** Prompt **
Retype word for word the first line of the listing and each line after it up to the line with "from matplotlib.lines import Line2D", with the pictures taken out.

** Exercise inputs **
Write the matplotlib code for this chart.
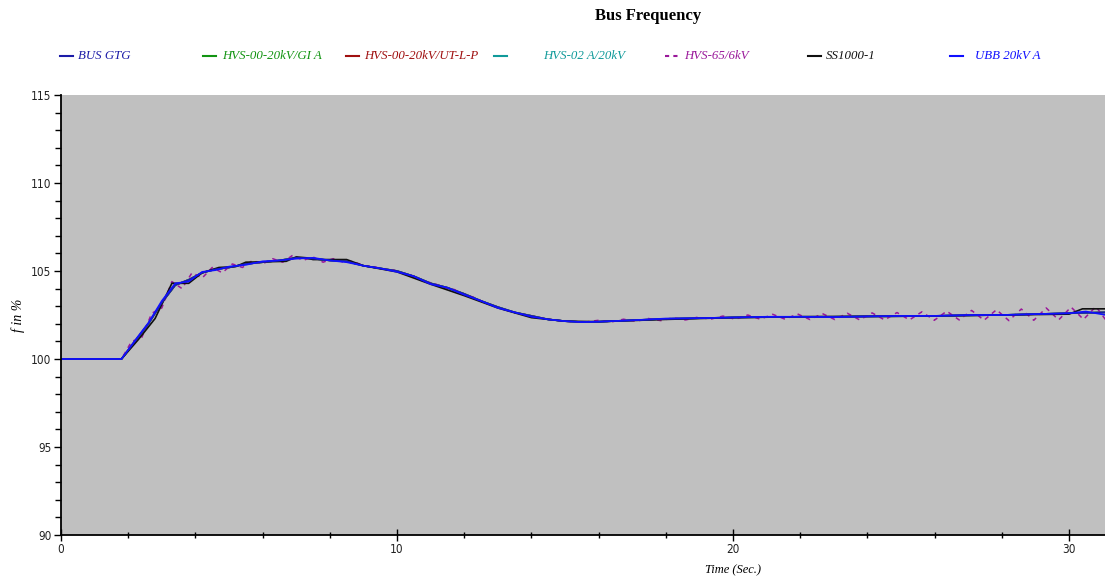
import numpy as np
import matplotlib
matplotlib.use("Agg")
import matplotlib.pyplot as plt
from matplotlib.lines import Line2D

# ---- data ----
series_names = ["BUS GTG", "HVS-00-20kV/GI A", "HVS-00-20kV/UT-L-P",
                "HVS-02 A/20kV", "HVS-65/6kV", "SS1000-1", "UBB 20kV A"]
series_colors = ["#1c1ca8", "#129412", "#a01010", "#109a9a", "#9a189a", "#101010", "#1010ff"]

t_main = [0, 1.8, 2.2, 2.6, 3.0, 3.4, 3.8, 4.2, 4.6, 5.0, 5.5, 6.0, 6.5, 7.0, 7.5, 8.0,
          8.5, 9.0, 9.5, 10.0, 10.5, 11.0, 11.5, 12.0, 12.5, 13.0, 13.5, 14.0, 14.5, 15.0,
          15.5, 16.0, 17.0, 18.0, 19.0, 20.0, 21, 22, 23, 24, 25, 26, 27, 28, 29, 30, 31.1]
f_main = [100, 100, 101.0, 102.0, 103.2, 104.2, 104.5, 104.9, 105.1, 105.2, 105.4, 105.5,
          105.6, 105.75, 105.7, 105.6, 105.55, 105.3, 105.15, 105.0, 104.7, 104.3, 104.05,
          103.7, 103.3, 102.95, 102.65, 102.45, 102.25, 102.15, 102.1, 102.12, 102.2, 102.28,
          102.32, 102.36, 102.38, 102.4, 102.4, 102.42, 102.43, 102.45, 102.48, 102.5, 102.55,
          102.6, 102.65]

t_ubb = [0, 1.8, 2.2, 2.6, 3.0, 3.4, 3.8, 4.2, 4.6, 5.0, 5.5, 6.0, 6.5, 7.0, 7.5, 8.0,
         8.5, 9.0, 9.5, 10.0, 10.5, 11.0, 11.5, 12.0, 12.5, 13.0, 13.5, 14.0, 14.5, 15.0,
         15.5, 16.0, 17.0, 18.0, 19.0, 20.0, 21, 22, 23, 24, 25, 26, 27, 28, 29, 30, 30.5, 31.1]
f_ubb = [100, 100, 101.05, 102.05, 103.3, 104.3, 104.4, 104.95, 105.05, 105.25, 105.35, 105.55,
         105.6, 105.7, 105.75, 105.6, 105.5, 105.3, 105.15, 104.95, 104.7, 104.25, 104.05,
         103.65, 103.3, 102.9, 102.65, 102.4, 102.25, 102.15, 102.1, 102.12, 102.2, 102.3,
         102.32, 102.36, 102.4, 102.4, 102.38, 102.42, 102.45, 102.45, 102.5, 102.5, 102.55,
         102.6, 102.7, 102.5]

t_ss = [0, 1.8, 2.3, 2.8, 3.3, 3.8, 4.2, 4.7, 5.2, 5.5, 6.7, 7.0, 7.3, 7.5, 8.5, 9.0, 10, 11,
        12, 13, 14, 15, 16, 18, 20, 22, 24, 26, 28, 30, 30.4, 31.1]
f_ss = [100, 100, 101.1, 102.3, 104.3, 104.3, 104.9, 105.2, 105.25, 105.5, 105.55, 105.8,
        105.75, 105.65, 105.65, 105.3, 104.95, 104.25, 103.6, 102.9, 102.35, 102.15, 102.12,
        102.25, 102.35, 102.4, 102.42, 102.45, 102.5, 102.55, 102.85, 102.85]

t_h65 = [0, 1.8, 2.1, 2.4, 2.7, 3.0, 3.3, 3.6, 3.9, 4.2, 4.5, 4.8, 5.1, 5.4, 5.7, 6.0, 6.3,
         6.6, 6.9, 7.2, 7.5, 7.8, 8.1, 8.4, 8.7, 9.0, 9.3, 9.6, 9.9, 10.2, 10.5, 10.8, 11.1,
         11.4, 11.7, 12.0, 12.3, 12.6, 12.9, 13.2, 13.5, 13.8, 14.1, 14.4, 14.7, 15.0, 15.3,
         15.6, 16.0, 16.37, 16.74, 17.11, 17.48, 17.85, 18.22, 18.59, 18.96, 19.33, 19.7,
         20.07, 20.44, 20.81, 21.18, 21.55, 21.92, 22.29, 22.66, 23.03, 23.4, 23.77, 24.14,
         24.51, 24.88, 25.25, 25.62, 25.99, 26.36, 26.73, 27.1, 27.47, 27.84, 28.21, 28.58,
         28.95, 29.32, 29.69, 30.06, 30.43, 30.8, 31.1]
f_h65 = [100, 100, 101.0, 101.2, 102.6, 102.9, 104.4, 104.0, 104.9, 104.6, 105.2, 104.9,
         105.4, 105.2, 105.6, 105.4, 105.7, 105.5, 105.9, 105.6, 105.8, 105.5, 105.7, 105.5,
         105.55, 105.3, 105.25, 105.1, 105.05, 104.85, 104.7, 104.4, 104.3, 104.05, 103.95,
         103.65, 103.5, 103.2, 103.0, 102.8, 102.65, 102.5, 102.4, 102.3, 102.2, 102.15, 102.1,
         102.1, 102.2, 102.1, 102.26, 102.14, 102.3, 102.18, 102.34, 102.22, 102.38, 102.26,
         102.44, 102.26, 102.5, 102.26, 102.54, 102.26, 102.56, 102.24, 102.58, 102.24, 102.6,
         102.22, 102.62, 102.22, 102.64, 102.22, 102.68, 102.2, 102.72, 102.22, 102.76, 102.2,
         102.8, 102.18, 102.84, 102.2, 102.9, 102.22, 102.95, 102.25, 102.98, 102.2]

x_ticks = [0, 10, 20, 30]
y_ticks = [90, 95, 100, 105, 110, 115]

# ---- figure ----
fig = plt.figure(figsize=(11.05, 5.79), dpi=100)
ax = fig.add_axes([61 / 1105, 1 - 535 / 579, 1 - 61 / 1105, (535 - 95) / 579])
ax.set_facecolor("#c0c0c0")

lw = 1.2
ax.plot(t_main, f_main, color=series_colors[1], lw=lw)
ax.plot(t_main, f_main, color=series_colors[2], lw=lw)
ax.plot(t_main, f_main, color=series_colors[3], lw=lw)
ax.plot(t_h65, f_h65, color=series_colors[4], lw=1.1, ls=(0, (3, 3)))
ax.plot(t_ss, f_ss, color=series_colors[5], lw=lw)
ax.plot(t_main, f_main, color=series_colors[0], lw=lw)
ax.plot(t_ubb, f_ubb, color=series_colors[6], lw=lw)

ax.set_xlim(0, 31.07)
ax.set_ylim(90, 115)
ax.set_xticks(x_ticks)
ax.set_yticks(y_ticks)
ax.set_xticks(np.arange(0, 31, 2), minor=True)
ax.set_yticks(np.arange(90, 116, 1), minor=True)
for s in ["top", "right"]:
    ax.spines[s].set_visible(False)
ax.spines["left"].set_linewidth(1.3)
ax.spines["bottom"].set_linewidth(1.3)
ax.tick_params(axis="x", which="major", direction="inout", length=9, width=1, pad=1)
ax.tick_params(axis="x", which="minor", direction="inout", length=5, width=1)
ax.tick_params(axis="y", which="major", direction="out", length=5, width=1, pad=2)
ax.tick_params(axis="y", which="minor", direction="out", length=4, width=1)
ax.tick_params(which="both", labelsize=8.5, labelcolor="#222222")
for lab in ax.get_xticklabels() + ax.get_yticklabels():
    lab.set_fontfamily("DejaVu Sans")
    lab.set_fontstretch("condensed")

serif = "Liberation Serif"
fig.text(733 / 1105, 1 - 570 / 579, "Time (Sec.)", fontfamily=serif, fontstyle="italic",
         fontsize=9, ha="center", va="center")
fig.text(18 / 1105, 1 - 315 / 579, "f in %", fontfamily=serif, fontstyle="italic",
         fontsize=10, ha="center", va="center", rotation=90)

fig.text(648 / 1105, 1 - 16 / 579, "Bus Frequency", fontfamily=serif, fontweight="bold",
         fontsize=12, ha="center", va="center")

# legend row (manual placement)
handle_x = [60, 203, 346, 494, 665, 808, 950]
text_x = [78, 222, 364, 543, 684, 826, 975]
ly = 1 - 56 / 579
for name, col, hx, tx, i in zip(series_names, series_colors, handle_x, text_x, range(7)):
    ls = (0, (2, 2)) if i == 4 else "-"
    fig.add_artist(Line2D([hx / 1105, (hx + 13) / 1105], [ly, ly], color=col, lw=1.5, ls=ls))
    fig.text(tx / 1105, ly, name, color=col, fontfamily=serif, fontstyle="italic",
             fontsize=9.3, ha="left", va="center")

fig.savefig("out.png", dpi=100)
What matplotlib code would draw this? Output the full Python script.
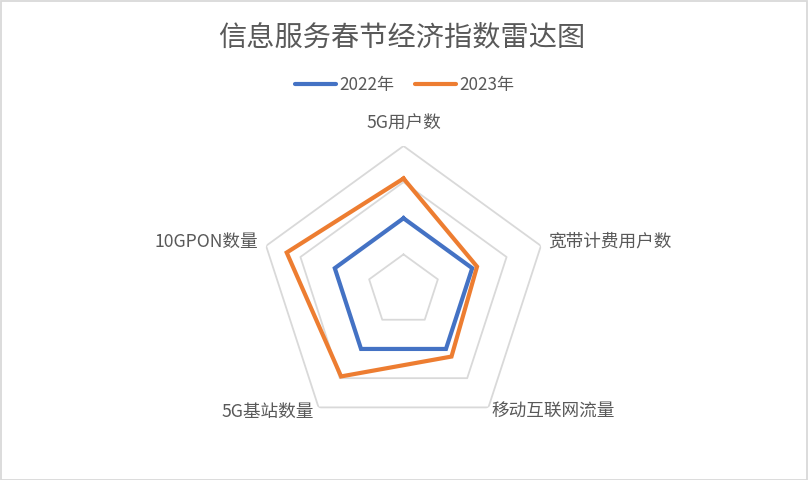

** Worked answer **
Write the matplotlib code for this chart.
import numpy as np
import matplotlib
matplotlib.use("Agg")
import matplotlib.pyplot as plt
from matplotlib.lines import Line2D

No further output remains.